No highlighting with intervals/fuzzy queries

In a recent feature request, the intervals query was extended to support fuzzy rules.

I'm now trying to figure out why highlighting doesn't work with intervals/fuzzy whereas it does work with intervals/match and span_near/fuzzy.

Let's index a sample document:

POST test-index/_doc/1
{
  "text": "The quick brown fox jumps over the lazy dog"
}

Using the span_near/fuzzy query, it works:

POST test-index/_search
{
  "highlight": {
    "number_of_fragments": 1,
    "fragment_size": 100,
    "fields": {
      "text": {
        "type": "unified"
      }
    }
  },
  "query": {
    "span_near": {
      "clauses": [
        {
          "span_multi": {
            "match": {
              "fuzzy": {
                "text": {
                  "fuzziness": "AUTO",
                  "value": "quick"
                }
              }
            }
          }
        },
        {
          "span_multi": {
            "match": {
              "fuzzy": {
                "text": {
                  "fuzziness": "AUTO",
                  "value": "lazy"
                }
              }
            }
          }
        }
      ],
      "slop": 5,
      "in_order": false
    }
  }
}

Response:

"hits" : [
  {
    "_index" : "test-index",
    "_type" : "_doc",
    "_id" : "1",
    "_score" : 0.119415164,
    "_source" : {
      "text" : "The quick brown fox jumps over the lazy dog"
    },
    "highlight" : {
      "text" : [
        "The <em>quick</em> brown fox jumps over the <em>lazy</em> dog"
      ]
    }
  }
]

Using the intervals/match query, it also works:

POST test-index/_search
{
  "highlight": {
    "number_of_fragments": 1,
    "fragment_size": 100,
    "fields": {
      "text": {
        "type": "unified"
      }
    }
  },
  "query": {
    "intervals": {
      "text": {
        "all_of": {
          "ordered": false,
          "max_gaps": 5,
          "intervals": [
            {
              "match": {
                "query": "quick"
                
              }
            },
            {
              "match": {
                "query": "lazy"
              }
            }
          ]
        }
      }
    }
  }
}

Response:

"hits" : [
  {
    "_index" : "test-index",
    "_type" : "_doc",
    "_id" : "1",
    "_score" : 0.14285713,
    "_source" : {
      "text" : "The quick brown fox jumps over the lazy dog"
    },
    "highlight" : {
      "text" : [
        "The <em>quick</em> brown fox jumps over the <em>lazy</em> dog"
      ]
    }
  }
]

Finally, we the intervals/fuzzy query, it doesn't work (i.e. no highlight section in the response):

POST test-index/_search
{
  "highlight": {
    "number_of_fragments": 1,
    "fragment_size": 100,
    "fields": {
      "text": {
        "type": "unified"
      }
    }
  },
  "query": {
    "intervals": {
      "text": {
        "all_of": {
          "ordered": false,
          "max_gaps": 5,
          "intervals": [
            {
              "fuzzy": {
                "term": "quick"
              }
            },
            {
              "fuzzy": {
                "term": "lazy"
              }
            }
          ]
        }
      }
    }
  }
}

Response:

"hits" : [
  {
    "_index" : "test-index",
    "_type" : "_doc",
    "_id" : "1",
    "_score" : 0.14285713,
    "_source" : {
      "text" : "The quick brown fox jumps over the lazy dog"
    }
  }
]

Would anyone have any idea why? @jimczi maybe?
Thank you so much!

@romseygeek can you take a look ?

Hi @val, can you tell me which version of ES you're using?
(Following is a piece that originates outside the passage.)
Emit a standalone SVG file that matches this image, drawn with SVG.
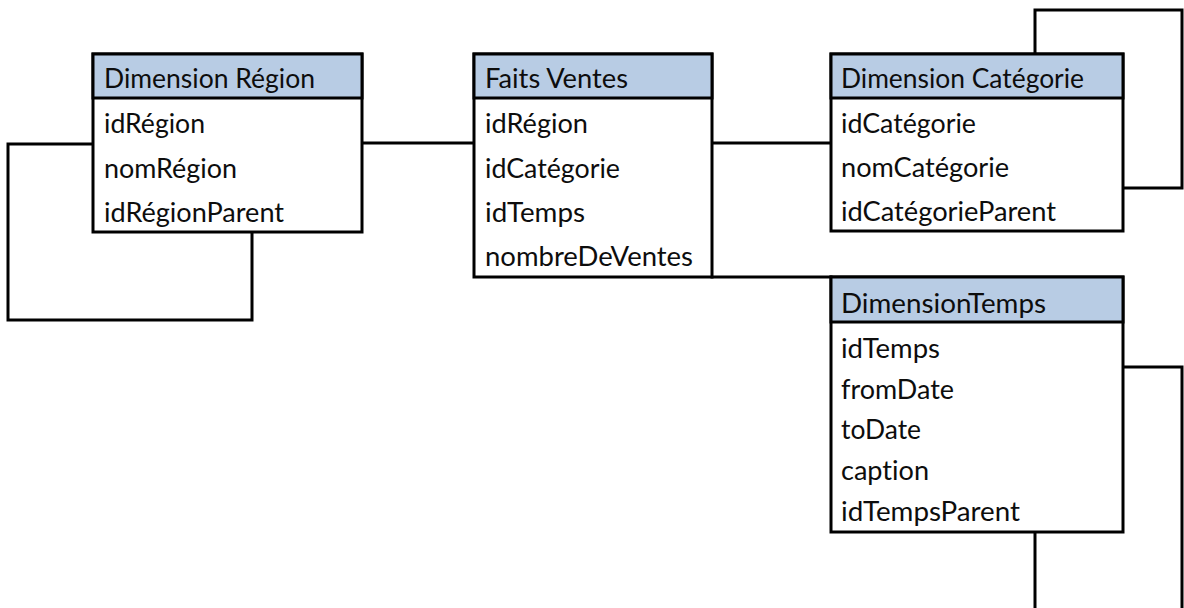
<svg xmlns="http://www.w3.org/2000/svg" width="1184" height="608" viewBox="0 0 1184 608">
<style>
.box{fill:#ffffff;stroke:#000;stroke-width:3}
.hdr{fill:#B8CCE4;stroke:#000;stroke-width:3}
.conn{fill:none;stroke:#000;stroke-width:3;stroke-linejoin:miter;stroke-linecap:square}
text{font-family:Lato,"Open Sans","Liberation Sans",sans-serif;font-size:26px;fill:#0d0d0d;font-variant-ligatures:none;font-feature-settings:"liga" 0,"clig" 0}
</style>
<rect x="0" y="0" width="1184" height="608" fill="#ffffff"/>
<g id="connectors">
<path class="conn" d="M362,143 H474"/>
<path class="conn" d="M93,144 H8 V320 H252 V232"/>
<path class="conn" d="M712,143 H831"/>
<path class="conn" d="M712,277 H831"/>
<path class="conn" d="M1035,54 V10 H1182 V188 H1123"/>
<path class="conn" d="M1123,367 H1182 V612"/>
<path class="conn" d="M1035,532 V612"/>
</g>
<g id="dim-region">
<rect class="box" x="93" y="54" width="269" height="178"/>
<rect class="hdr" x="93" y="54" width="269" height="44"/>
<text x="104" y="88" textLength="211" lengthAdjust="spacingAndGlyphs">Dimension Région</text>
<text x="104" y="133" textLength="101" lengthAdjust="spacingAndGlyphs">idRégion</text>
<text x="104" y="177.5" textLength="133" lengthAdjust="spacingAndGlyphs">nomRégion</text>
<text x="104" y="222" textLength="180" lengthAdjust="spacingAndGlyphs">idRégionParent</text>
</g>
<g id="faits-ventes">
<rect class="box" x="474" y="54" width="238" height="223"/>
<rect class="hdr" x="474" y="54" width="238" height="44"/>
<text x="485" y="88" textLength="143" lengthAdjust="spacingAndGlyphs">Faits Ventes</text>
<text x="485" y="133" textLength="103" lengthAdjust="spacingAndGlyphs">idRégion</text>
<text x="485" y="177.5" textLength="135" lengthAdjust="spacingAndGlyphs">idCatégorie</text>
<text x="485" y="221.5" textLength="100" lengthAdjust="spacingAndGlyphs">idTemps</text>
<text x="485" y="265.5" textLength="208" lengthAdjust="spacingAndGlyphs">nombreDeVentes</text>
</g>
<g id="dim-categorie">
<rect class="box" x="831" y="54" width="292" height="177"/>
<rect class="hdr" x="831" y="54" width="292" height="44"/>
<text x="841" y="88" textLength="243" lengthAdjust="spacingAndGlyphs">Dimension Catégorie</text>
<text x="841" y="133" textLength="135" lengthAdjust="spacingAndGlyphs">idCatégorie</text>
<text x="841" y="177" textLength="168" lengthAdjust="spacingAndGlyphs">nomCatégorie</text>
<text x="841" y="220.5" textLength="215" lengthAdjust="spacingAndGlyphs">idCatégorieParent</text>
</g>
<g id="dim-temps">
<rect class="box" x="831" y="277" width="292" height="255"/>
<rect class="hdr" x="831" y="277" width="292" height="45"/>
<text x="841" y="313" textLength="205" lengthAdjust="spacingAndGlyphs">DimensionTemps</text>
<text x="841" y="357.5" textLength="99" lengthAdjust="spacingAndGlyphs">idTemps</text>
<text x="841" y="398.5" textLength="113" lengthAdjust="spacingAndGlyphs">fromDate</text>
<text x="841" y="439" textLength="80" lengthAdjust="spacingAndGlyphs">toDate</text>
<text x="841" y="479.5" textLength="88" lengthAdjust="spacingAndGlyphs">caption</text>
<text x="841" y="520.5" textLength="179" lengthAdjust="spacingAndGlyphs">idTempsParent</text>
</g>
</svg>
Hi @AlanWoodward, thanks for dropping by.

Indeed, I forgot to mention the version. I'm using 7.6.1

This should be fixed in the upcoming 7.7 release; the issue is how the fuzzy intervals source is implementing its visit() method - in 7.6 we are using a version of lucene that doesn't properly support visiting fuzzy automata, but this has been fixed in lucene 8.5 (LUCENE-9212) which will be used in elasticsearch 7.7.

Fantastic, thanks for the insights @AlanWoodward !!
Eager to test this in ES 7.7 soon.

I'm happy to share that ES 7.7.0 (with Lucene 8.5) took care of this issue.